<<<<

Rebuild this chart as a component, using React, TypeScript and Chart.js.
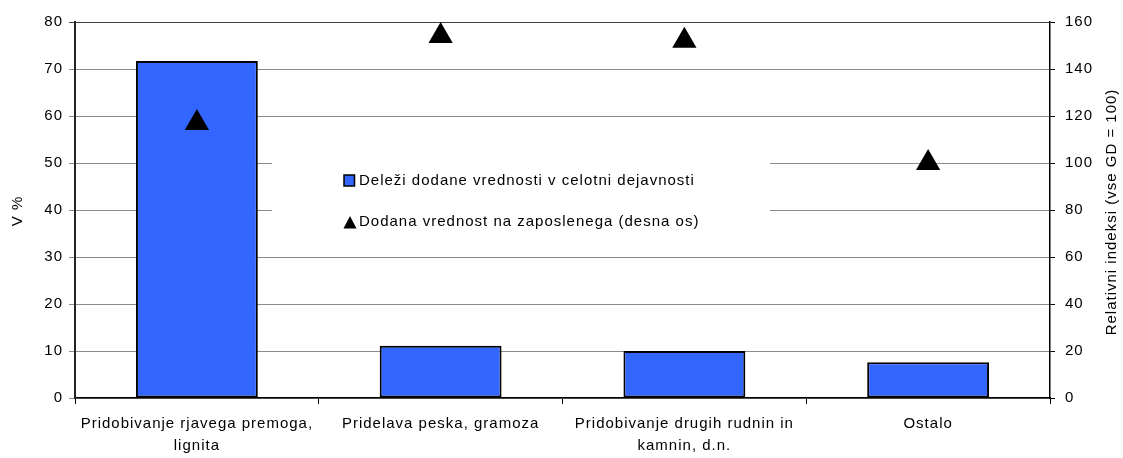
import React, { useEffect, useRef } from "react";
import { Chart, registerables } from "chart.js";

Chart.register(...registerables);

const categories: (string | string[])[] = [
  ["Pridobivanje rjavega premoga,", "lignita"],
  "Pridelava peska, gramoza",
  ["Pridobivanje drugih rudnin in", "kamnin, d.n."],
  "Ostalo",
];
const shareValues = [71.7, 11.1, 10.0, 7.6];
const perEmployeeValues = [117, 154, 152, 100];
const leftTicks = { min: 0, max: 80, step: 10 };
const rightTicks = { min: 0, max: 160, step: 20 };
const seriesNames = [
  "Deleži dodane vrednosti v celotni dejavnosti",
  "Dodana vrednost na zaposlenega (desna os)",
];
const leftTitle = "V %";
const rightTitle = "Relativni indeksi (vse GD = 100)";

const FONT = "'Liberation Sans', Arial, sans-serif";
const FS = 15;
const SPACING = "1px";
const BAR_COLOR = "#3366FF";

const setSpacing = (chart: any) => {
  try {
    (chart.ctx as any).letterSpacing = SPACING;
  } catch (e) {}
};

const overlayPlugin = {
  id: "overlay",
  beforeInit: setSpacing,
  beforeUpdate: setSpacing,
  beforeLayout: setSpacing,
  beforeDraw: setSpacing,
  beforeDatasetsDraw(chart: any) {
    const ctx = chart.ctx;
    ctx.save();
    ctx.fillStyle = "#ffffff";
    ctx.fillRect(272, 138, 498, 102);
    ctx.restore();
  },
  afterDatasetsDraw(chart: any) {
    const ctx = chart.ctx;
    ctx.save();
    (ctx as any).letterSpacing = SPACING;
    // legend item 1: square
    ctx.fillStyle = BAR_COLOR;
    ctx.strokeStyle = "#000";
    ctx.lineWidth = 1.5;
    ctx.fillRect(344, 175, 10.5, 11);
    ctx.strokeRect(344, 175, 10.5, 11);
    // legend item 2: triangle
    ctx.fillStyle = "#000";
    ctx.beginPath();
    ctx.moveTo(350, 216);
    ctx.lineTo(356.5, 228.5);
    ctx.lineTo(343.5, 228.5);
    ctx.closePath();
    ctx.fill();
    ctx.font = `${FS}px ${FONT}`;
    ctx.textBaseline = "middle";
    ctx.textAlign = "left";
    ctx.fillText(seriesNames[0], 359, 181);
    ctx.fillText(seriesNames[1], 359, 222);
    // axis titles
    ctx.textAlign = "center";
    ctx.save();
    ctx.translate(18, 211);
    ctx.rotate(-Math.PI / 2);
    ctx.fillText(leftTitle, 0, 0);
    ctx.restore();
    ctx.save();
    ctx.translate(1112, 212);
    ctx.rotate(-Math.PI / 2);
    ctx.fillText(rightTitle, 0, 0);
    ctx.restore();
    ctx.restore();
  },
};

export default function App() {
  const ref = useRef<HTMLCanvasElement>(null);
  useEffect(() => {
    if (!ref.current) return;
    Chart.defaults.font.family = FONT;
    const chart = new Chart(ref.current, {
      type: "bar",
      data: {
        labels: categories,
        datasets: [
          {
            type: "bar",
            label: seriesNames[0],
            data: shareValues,
            backgroundColor: BAR_COLOR,
            borderColor: "#000",
            borderWidth: 2,
            borderSkipped: false,
            barPercentage: 0.5,
            categoryPercentage: 1,
            yAxisID: "y",
            order: 2,
          } as any,
          {
            type: "line",
            label: seriesNames[1],
            data: perEmployeeValues,
            showLine: false,
            pointStyle: "triangle",
            pointRadius: 14,
            pointHoverRadius: 14,
            backgroundColor: "#000",
            borderColor: "#000",
            borderWidth: 0,
            yAxisID: "y1",
            clip: false,
            order: 1,
          } as any,
        ],
      },
      options: {
        responsive: false,
        animation: false,
        devicePixelRatio: 1,
        layout: { padding: { top: 22, left: 0, right: 0, bottom: 0 } },
        plugins: {
          legend: { display: false },
          tooltip: { enabled: false },
          title: { display: false },
        },
        scales: {
          x: {
            type: "category",
            offset: true,
            grid: {
              offset: true,
              drawOnChartArea: false,
              drawTicks: true,
              tickLength: 6,
              color: "#000",
            },
            border: { color: "#000", width: 1.5 },
            ticks: {
              color: "#000",
              font: { size: FS, lineHeight: 22 / FS },
              padding: 9,
              maxRotation: 0,
              autoSkip: false,
            },
            afterFit: (s: any) => {
              s.height = 60;
            },
          },
          y: {
            position: "left",
            min: leftTicks.min,
            max: leftTicks.max,
            grid: {
              color: (c: any) => (c.tick && c.tick.value === leftTicks.max ? "#404040" : "#8c8c8c"),
              tickLength: 6,
              lineWidth: 1,
            },
            border: { color: "#222", width: 2 },
            ticks: {
              stepSize: leftTicks.step,
              color: "#000",
              font: { size: FS },
              padding: 6,
            },
            afterFit: (s: any) => {
              s.width = 75;
            },
          },
          y1: {
            position: "right",
            min: rightTicks.min,
            max: rightTicks.max,
            grid: {
              drawOnChartArea: false,
              tickLength: 5,
              color: "#000",
            },
            border: { color: "#000", width: 1.5 },
            ticks: {
              stepSize: rightTicks.step,
              color: "#000",
              font: { size: FS },
              padding: 10,
            },
            afterFit: (s: any) => {
              s.width = 73;
            },
          },
        },
      },
      plugins: [overlayPlugin],
    });
    return () => chart.destroy();
  }, []);
  return (
    <div style={{ position: "fixed", left: 0, top: 0, width: 1123, height: 458, background: "#fff" }}>
      <canvas ref={ref} width={1123} height={458} style={{ display: "block" }} />
    </div>
  );
}
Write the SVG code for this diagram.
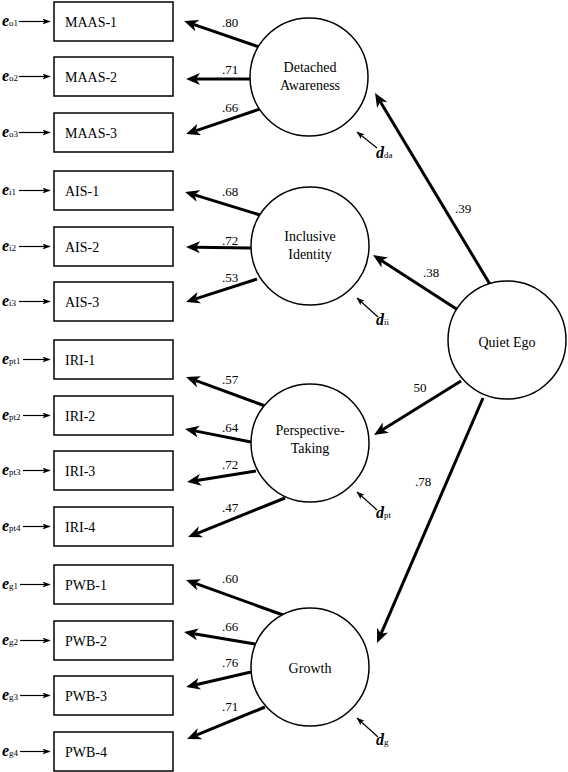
<svg xmlns="http://www.w3.org/2000/svg" width="568" height="772" viewBox="0 0 568 772">
<defs>
<style>
text{font-family:"Liberation Serif","Times New Roman",serif;fill:#000}
.box{fill:#fff;stroke:#000;stroke-width:1.5}
.lv{fill:#fff;stroke:#000;stroke-width:1.5}
.bt{font-size:14px}
.ct{font-size:14px;text-anchor:middle}
.num{font-size:13px;text-anchor:middle}
.ev{font-size:16px;font-weight:bold;font-style:italic}
.sub{font-size:9px;font-weight:normal;font-style:normal}
.thick{stroke:#000;stroke-width:3;fill:none;marker-end:url(#big)}
.thin{stroke:#000;stroke-width:1.2;fill:none;marker-end:url(#small)}
</style>
<marker id="big" viewBox="0 0 14 12" refX="4" refY="6" markerWidth="14" markerHeight="12" markerUnits="userSpaceOnUse" orient="auto">
<path d="M0,0 L14,6 L0,12 L4,6 z" fill="#000"/>
</marker>
<marker id="small" viewBox="0 0 8 6" refX="7.5" refY="3" markerWidth="8" markerHeight="6" markerUnits="userSpaceOnUse" orient="auto">
<path d="M0,0 L8,3 L0,6 L2,3 z" fill="#000"/>
</marker>
</defs>

<g id="connectors">
<!-- error arrows -->
<line class="thin" x1="19" y1="21.5" x2="50" y2="21.5"/>
<line class="thin" x1="19" y1="76.5" x2="50" y2="76.5"/>
<line class="thin" x1="19" y1="132.5" x2="50" y2="132.5"/>
<line class="thin" x1="19" y1="190.5" x2="50" y2="190.5"/>
<line class="thin" x1="19" y1="246.5" x2="50" y2="246.5"/>
<line class="thin" x1="19" y1="301.5" x2="50" y2="301.5"/>
<line class="thin" x1="23" y1="359.5" x2="50" y2="359.5"/>
<line class="thin" x1="23" y1="415.5" x2="50" y2="415.5"/>
<line class="thin" x1="23" y1="470.5" x2="50" y2="470.5"/>
<line class="thin" x1="23" y1="526.5" x2="50" y2="526.5"/>
<line class="thin" x1="20" y1="584.5" x2="50" y2="584.5"/>
<line class="thin" x1="20" y1="640.5" x2="50" y2="640.5"/>
<line class="thin" x1="20" y1="695.5" x2="50" y2="695.5"/>
<line class="thin" x1="20" y1="751.5" x2="50" y2="751.5"/>
<!-- loadings -->
<line class="thick" x1="259" y1="47" x2="193.5" y2="24.3"/>
<line class="thick" x1="250" y1="79" x2="196" y2="79"/>
<line class="thick" x1="260" y1="109" x2="195.5" y2="130.8"/>
<line class="thick" x1="260" y1="215" x2="194.6" y2="194.9"/>
<line class="thick" x1="251" y1="248" x2="196" y2="247.2"/>
<line class="thick" x1="257" y1="279" x2="195.5" y2="298.9"/>
<line class="thick" x1="265" y1="406" x2="195.4" y2="380.4"/>
<line class="thick" x1="251" y1="442" x2="194.8" y2="430.9"/>
<line class="thick" x1="256" y1="471" x2="196.9" y2="480.4"/>
<line class="thick" x1="285" y1="498" x2="197.3" y2="533.3"/>
<line class="thick" x1="283" y1="615" x2="195.4" y2="583.4"/>
<line class="thick" x1="255" y1="644" x2="193.9" y2="633.7"/>
<line class="thick" x1="251" y1="672" x2="195.9" y2="684.7"/>
<line class="thick" x1="265" y1="707" x2="196.3" y2="735.2"/>
<!-- structural -->
<line class="thick" x1="491" y1="286" x2="380.2" y2="101.6"/>
<line class="thick" x1="458" y1="310" x2="381.4" y2="260.4"/>
<line class="thick" x1="461" y1="381" x2="382.5" y2="429.7"/>
<line class="thick" x1="483" y1="398" x2="381" y2="633.8"/>
<!-- disturbances -->
<line class="thin" x1="377" y1="148" x2="357" y2="132"/>
<line class="thin" x1="378" y1="317" x2="357" y2="298"/>
<line class="thin" x1="377" y1="510" x2="357" y2="492"/>
<line class="thin" x1="378" y1="737" x2="357" y2="718"/>
<!-- labels -->
<text class="num" x="230" y="27">.80</text>
<text class="num" x="230" y="74">.71</text>
<text class="num" x="230" y="112">.66</text>
<text class="num" x="230" y="196">.68</text>
<text class="num" x="230" y="245">.72</text>
<text class="num" x="230" y="282">.53</text>
<text class="num" x="230" y="384">.57</text>
<text class="num" x="230" y="432">.64</text>
<text class="num" x="230" y="469">.72</text>
<text class="num" x="230" y="512">.47</text>
<text class="num" x="230" y="583">.60</text>
<text class="num" x="230" y="631">.66</text>
<text class="num" x="230" y="667">.76</text>
<text class="num" x="230" y="711">.71</text>
<text class="num" x="463" y="213">.39</text>
<text class="num" x="431" y="277">.38</text>
<text class="num" x="420" y="392">50</text>
<text class="num" x="423" y="486">.78</text>
</g>

<g id="errors">
<text class="ev" x="2" y="26">e<tspan class="sub">o1</tspan></text>
<text class="ev" x="2" y="81">e<tspan class="sub">o2</tspan></text>
<text class="ev" x="2" y="137">e<tspan class="sub">o3</tspan></text>
<text class="ev" x="2" y="195">e<tspan class="sub">i1</tspan></text>
<text class="ev" x="2" y="251">e<tspan class="sub">i2</tspan></text>
<text class="ev" x="2" y="306">e<tspan class="sub">i3</tspan></text>
<text class="ev" x="2" y="364">e<tspan class="sub">pt1</tspan></text>
<text class="ev" x="2" y="420">e<tspan class="sub">pt2</tspan></text>
<text class="ev" x="2" y="475">e<tspan class="sub">pt3</tspan></text>
<text class="ev" x="2" y="531">e<tspan class="sub">pt4</tspan></text>
<text class="ev" x="2" y="589">e<tspan class="sub">g1</tspan></text>
<text class="ev" x="2" y="645">e<tspan class="sub">g2</tspan></text>
<text class="ev" x="2" y="700">e<tspan class="sub">g3</tspan></text>
<text class="ev" x="2" y="756">e<tspan class="sub">g4</tspan></text>
</g>

<g id="disturbances">
<text class="ev" x="376" y="158">d<tspan class="sub">da</tspan></text>
<text class="ev" x="376" y="325">d<tspan class="sub">ii</tspan></text>
<text class="ev" x="376" y="518">d<tspan class="sub">pt</tspan></text>
<text class="ev" x="376" y="745">d<tspan class="sub">g</tspan></text>
</g>

<g id="MAAS-1"><rect class="box" x="54" y="2" width="119" height="39"/><text class="bt" x="65" y="27">MAAS-1</text></g>
<g id="MAAS-2"><rect class="box" x="54" y="57" width="119" height="39"/><text class="bt" x="65" y="82">MAAS-2</text></g>
<g id="MAAS-3"><rect class="box" x="54" y="113" width="119" height="39"/><text class="bt" x="65" y="138">MAAS-3</text></g>
<g id="AIS-1"><rect class="box" x="54" y="171" width="119" height="39"/><text class="bt" x="65" y="196">AIS-1</text></g>
<g id="AIS-2"><rect class="box" x="54" y="227" width="119" height="39"/><text class="bt" x="65" y="252">AIS-2</text></g>
<g id="AIS-3"><rect class="box" x="54" y="282" width="119" height="39"/><text class="bt" x="65" y="307">AIS-3</text></g>
<g id="IRI-1"><rect class="box" x="54" y="340" width="119" height="39"/><text class="bt" x="65" y="365">IRI-1</text></g>
<g id="IRI-2"><rect class="box" x="54" y="396" width="119" height="39"/><text class="bt" x="65" y="421">IRI-2</text></g>
<g id="IRI-3"><rect class="box" x="54" y="451" width="119" height="39"/><text class="bt" x="65" y="476">IRI-3</text></g>
<g id="IRI-4"><rect class="box" x="54" y="507" width="119" height="39"/><text class="bt" x="65" y="532">IRI-4</text></g>
<g id="PWB-1"><rect class="box" x="54" y="565" width="119" height="39"/><text class="bt" x="65" y="590">PWB-1</text></g>
<g id="PWB-2"><rect class="box" x="54" y="621" width="119" height="39"/><text class="bt" x="65" y="646">PWB-2</text></g>
<g id="PWB-3"><rect class="box" x="54" y="676" width="119" height="39"/><text class="bt" x="65" y="701">PWB-3</text></g>
<g id="PWB-4"><rect class="box" x="54" y="732" width="119" height="39"/><text class="bt" x="65" y="757">PWB-4</text></g>

<g id="DetachedAwareness"><circle class="lv" cx="309" cy="77" r="59"/><text class="ct" x="310" y="72">Detached</text><text class="ct" x="310" y="90">Awareness</text></g>
<g id="InclusiveIdentity"><circle class="lv" cx="310" cy="246" r="59"/><text class="ct" x="310" y="241">Inclusive</text><text class="ct" x="310" y="259">Identity</text></g>
<g id="PerspectiveTaking"><circle class="lv" cx="310" cy="443" r="59"/><text class="ct" x="310" y="435">Perspective-</text><text class="ct" x="310" y="453">Taking</text></g>
<g id="Growth"><circle class="lv" cx="310" cy="667" r="59"/><text class="ct" x="310" y="673">Growth</text></g>
<g id="QuietEgo"><circle class="lv" cx="507" cy="340" r="59"/><text class="ct" x="507" y="347">Quiet Ego</text></g>
</svg>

>>>>

#### What you are asked to do
Examine the records and pull out every line where the string "React" occurs.

#### Completed task
Rebuild this chart as a component, using React, TypeScript and Chart.js.
import React, { useEffect, useRef } from "react";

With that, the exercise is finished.